■ **Task instructions**: Scan the lines below for the word "this". Copy each line you find it in.

Entries with chart source code:
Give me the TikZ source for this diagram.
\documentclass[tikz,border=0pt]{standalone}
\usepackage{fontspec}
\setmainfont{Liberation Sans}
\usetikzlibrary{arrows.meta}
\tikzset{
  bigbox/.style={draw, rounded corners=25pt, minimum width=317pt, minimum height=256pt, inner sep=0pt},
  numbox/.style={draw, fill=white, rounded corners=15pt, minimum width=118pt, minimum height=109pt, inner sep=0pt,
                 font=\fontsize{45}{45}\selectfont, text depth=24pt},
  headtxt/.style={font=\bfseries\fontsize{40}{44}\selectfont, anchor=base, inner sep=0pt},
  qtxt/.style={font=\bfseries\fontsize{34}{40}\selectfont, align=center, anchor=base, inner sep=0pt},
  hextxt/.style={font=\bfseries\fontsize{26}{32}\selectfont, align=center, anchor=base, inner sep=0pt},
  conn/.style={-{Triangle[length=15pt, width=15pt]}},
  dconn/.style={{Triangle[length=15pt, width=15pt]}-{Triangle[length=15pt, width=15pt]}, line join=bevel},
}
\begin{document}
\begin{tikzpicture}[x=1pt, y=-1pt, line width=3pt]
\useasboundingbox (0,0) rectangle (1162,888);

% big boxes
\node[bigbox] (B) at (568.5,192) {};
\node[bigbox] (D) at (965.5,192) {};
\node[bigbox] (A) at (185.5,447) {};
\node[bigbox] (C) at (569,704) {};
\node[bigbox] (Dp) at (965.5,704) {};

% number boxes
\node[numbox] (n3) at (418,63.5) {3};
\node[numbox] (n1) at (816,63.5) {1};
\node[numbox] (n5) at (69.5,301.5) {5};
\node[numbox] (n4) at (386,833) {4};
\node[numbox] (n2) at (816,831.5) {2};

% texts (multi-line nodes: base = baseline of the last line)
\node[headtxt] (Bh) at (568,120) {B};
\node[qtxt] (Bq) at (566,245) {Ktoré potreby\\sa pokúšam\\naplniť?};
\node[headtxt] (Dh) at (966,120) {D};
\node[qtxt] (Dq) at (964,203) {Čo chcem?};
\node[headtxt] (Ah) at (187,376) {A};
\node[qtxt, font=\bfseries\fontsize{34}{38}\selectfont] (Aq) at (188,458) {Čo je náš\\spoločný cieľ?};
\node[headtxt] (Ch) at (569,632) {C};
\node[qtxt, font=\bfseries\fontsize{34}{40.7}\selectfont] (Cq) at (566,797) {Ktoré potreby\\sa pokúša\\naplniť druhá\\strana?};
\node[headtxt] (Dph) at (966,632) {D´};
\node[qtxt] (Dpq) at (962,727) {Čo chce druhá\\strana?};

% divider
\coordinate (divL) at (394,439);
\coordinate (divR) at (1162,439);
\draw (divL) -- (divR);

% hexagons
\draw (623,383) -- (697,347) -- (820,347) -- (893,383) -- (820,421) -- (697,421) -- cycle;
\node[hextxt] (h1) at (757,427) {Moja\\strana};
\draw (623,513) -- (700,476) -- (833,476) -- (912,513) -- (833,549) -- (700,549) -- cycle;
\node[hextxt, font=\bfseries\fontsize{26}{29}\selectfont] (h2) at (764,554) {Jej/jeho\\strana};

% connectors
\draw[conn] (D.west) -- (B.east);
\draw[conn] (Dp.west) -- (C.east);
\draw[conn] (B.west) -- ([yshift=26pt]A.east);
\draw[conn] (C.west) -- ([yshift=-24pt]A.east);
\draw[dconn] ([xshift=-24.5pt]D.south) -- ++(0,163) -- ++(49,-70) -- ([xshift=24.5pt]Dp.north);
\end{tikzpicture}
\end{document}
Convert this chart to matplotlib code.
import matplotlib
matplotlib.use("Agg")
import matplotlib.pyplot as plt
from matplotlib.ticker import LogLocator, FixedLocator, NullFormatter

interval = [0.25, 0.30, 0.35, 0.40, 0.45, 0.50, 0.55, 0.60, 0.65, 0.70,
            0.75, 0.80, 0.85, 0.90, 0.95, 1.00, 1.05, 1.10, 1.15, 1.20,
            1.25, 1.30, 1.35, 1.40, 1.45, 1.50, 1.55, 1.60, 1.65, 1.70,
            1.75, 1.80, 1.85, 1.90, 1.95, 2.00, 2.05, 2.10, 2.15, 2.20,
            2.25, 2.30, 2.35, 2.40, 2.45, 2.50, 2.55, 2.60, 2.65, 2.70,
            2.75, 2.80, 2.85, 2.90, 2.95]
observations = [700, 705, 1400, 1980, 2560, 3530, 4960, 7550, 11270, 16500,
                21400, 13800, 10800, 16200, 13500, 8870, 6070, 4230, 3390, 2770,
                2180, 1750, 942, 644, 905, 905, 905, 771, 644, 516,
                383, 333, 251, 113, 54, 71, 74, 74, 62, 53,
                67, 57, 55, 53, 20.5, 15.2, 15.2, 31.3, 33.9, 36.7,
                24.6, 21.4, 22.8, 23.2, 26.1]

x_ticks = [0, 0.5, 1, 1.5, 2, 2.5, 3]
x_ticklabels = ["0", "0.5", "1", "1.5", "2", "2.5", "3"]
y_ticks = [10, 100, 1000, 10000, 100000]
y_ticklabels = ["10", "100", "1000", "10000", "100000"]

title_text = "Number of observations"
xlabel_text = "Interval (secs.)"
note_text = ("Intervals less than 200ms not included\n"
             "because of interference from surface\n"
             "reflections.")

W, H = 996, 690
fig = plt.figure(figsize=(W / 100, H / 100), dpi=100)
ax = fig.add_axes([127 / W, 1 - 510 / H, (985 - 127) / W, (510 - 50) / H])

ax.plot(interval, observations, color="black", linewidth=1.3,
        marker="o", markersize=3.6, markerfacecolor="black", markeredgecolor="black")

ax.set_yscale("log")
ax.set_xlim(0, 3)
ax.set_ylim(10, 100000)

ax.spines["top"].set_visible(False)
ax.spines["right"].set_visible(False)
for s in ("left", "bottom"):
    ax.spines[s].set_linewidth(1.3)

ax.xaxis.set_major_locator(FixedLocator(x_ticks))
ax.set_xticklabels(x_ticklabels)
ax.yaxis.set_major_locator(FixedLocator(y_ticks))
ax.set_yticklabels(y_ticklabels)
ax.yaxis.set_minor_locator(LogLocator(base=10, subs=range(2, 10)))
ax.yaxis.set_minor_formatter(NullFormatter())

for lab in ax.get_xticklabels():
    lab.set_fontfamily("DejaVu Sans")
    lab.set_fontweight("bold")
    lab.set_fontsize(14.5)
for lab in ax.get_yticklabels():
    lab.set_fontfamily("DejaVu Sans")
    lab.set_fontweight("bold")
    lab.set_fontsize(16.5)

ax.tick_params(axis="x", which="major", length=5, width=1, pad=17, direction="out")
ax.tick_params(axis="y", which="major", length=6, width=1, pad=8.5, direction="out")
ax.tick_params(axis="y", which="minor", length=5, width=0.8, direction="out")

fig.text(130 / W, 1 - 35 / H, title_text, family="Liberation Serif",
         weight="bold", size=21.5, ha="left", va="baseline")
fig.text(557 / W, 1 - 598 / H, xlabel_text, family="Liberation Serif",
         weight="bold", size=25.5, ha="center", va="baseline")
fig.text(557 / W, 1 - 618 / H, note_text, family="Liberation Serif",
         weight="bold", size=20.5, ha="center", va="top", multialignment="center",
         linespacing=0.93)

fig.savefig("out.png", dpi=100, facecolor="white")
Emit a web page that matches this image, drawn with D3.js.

■ **Output of the exercise**:
Give me the TikZ source for this diagram.
Convert this chart to matplotlib code.
Emit a web page that matches this image, drawn with D3.js.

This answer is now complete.